Session Information
23 SES 09 A, Resisting Neoliberalism in an Era of Risk: Local, national and transnational perspectives: Part 1
Symposium to be continued in 23 SES 12 A
Contribution
This paper uses the concept of ‘repertoire of resistance’ (Johansson and Vinthagen, 2016) to explore how adult literacy practitioners in Scotland understand, and are able to handle, particular ways of resisting the neoliberal agenda. In particular, it examines how practitioners have developed patterns of ‘everyday resistance’ (Hollander & Einwohner, 2004) to policies that focus on ‘up-skilling’ people so that they become more employable. These policies arise from the dominant neoliberal discourse that shapes the expected outcomes of education by only valuing the economic and ignoring its social and developmental responsibilities (Olssen 2009). This approach leads to a conceptualisation of the purpose of literacy education as the provider of ‘employment ready’ workers and limits the curriculum to the development of narrow skills that emphasise participants’ limitations rather than their expertise. The research found that practitioners’ repertoires of resistance were embodied in their professional culture that prioritised holistic approaches to teaching and learning, expressed as a commitment to putting learners at the centre of the curriculum. This shared understanding of good practice, developed through interactions with colleagues that reinforced their collective understanding of what were fundamental principles for delivering literacy programmes, enabled staff to assert their agency to support literacy that was based in rich and meaningful practices. The curriculum they offered was based on a ‘funds of knowledge’ approach (González, Moll, and Amanti 2005), which helped learners to develop the effective strategies and skills they already used rather than being seen as having individual deficits that needed to be corrected. Practitioners were able to find creative ways to work around the requirements to deliver pre-set outcomes and instead constructed a curriculum that enabled them to deliver more open programmes that emphasised the social and emotional aspects of learning as well as cognitive changes (Illeris, 2004).

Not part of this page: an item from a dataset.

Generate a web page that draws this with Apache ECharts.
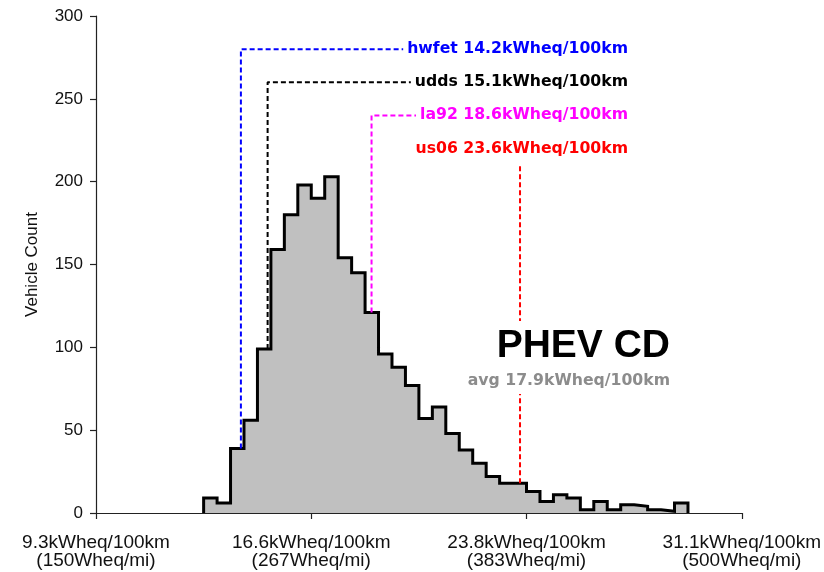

These actions not only show how practitioners participate in policy networks as powerful actors but also enabled them to ‘draw attention to dissonances between policy discourses and the actualities of learning in local settings’ (Smythe 2015, 6). These shared understandings of what is good practice also enabled them to disrupt the ways in which policy becomes embedded in practice.
References
González, N., Moll, L. and Amanti, C. (2005). Funds of Knowledge: Theorizing Practices in Households, Communities, and Classrooms. New Jersey: Lawrence Erlbaum Associates. Hollander, J. A., and Einwohner, R. L. (2004). ‘Conceptualizing resistance’, Sociological forum, 19 (4), 533-554. Illeris, K. (2004) Transformative Learning in the Perspective of a Comprehensive Learning Theory, Journal of Transformative Education, 2 (2), 79-89 Johansson, A. and Vinthagen, S. 2016. ‘Dimensions of Everyday Resistance: An Analytical Framework’ Critical Sociology, 42 (3) 417-435 Olssen, M. 2009. “Neoliberalism, Education, and the Rise of a Global Common Good.” In Re-Reading Education Policy: A Handbook Studying the Policy Agenda of the 21st Century, edited by M. Simons, M. Olssen, and M. A. Peters, (pp. 433-457). Smythe, S. (2015). ‘Ten Years of Adult Literacy Policy and Practice in Canada: Literacy Policy Tensions and Workarounds’, Language and Literacy 17 (2): 4–21.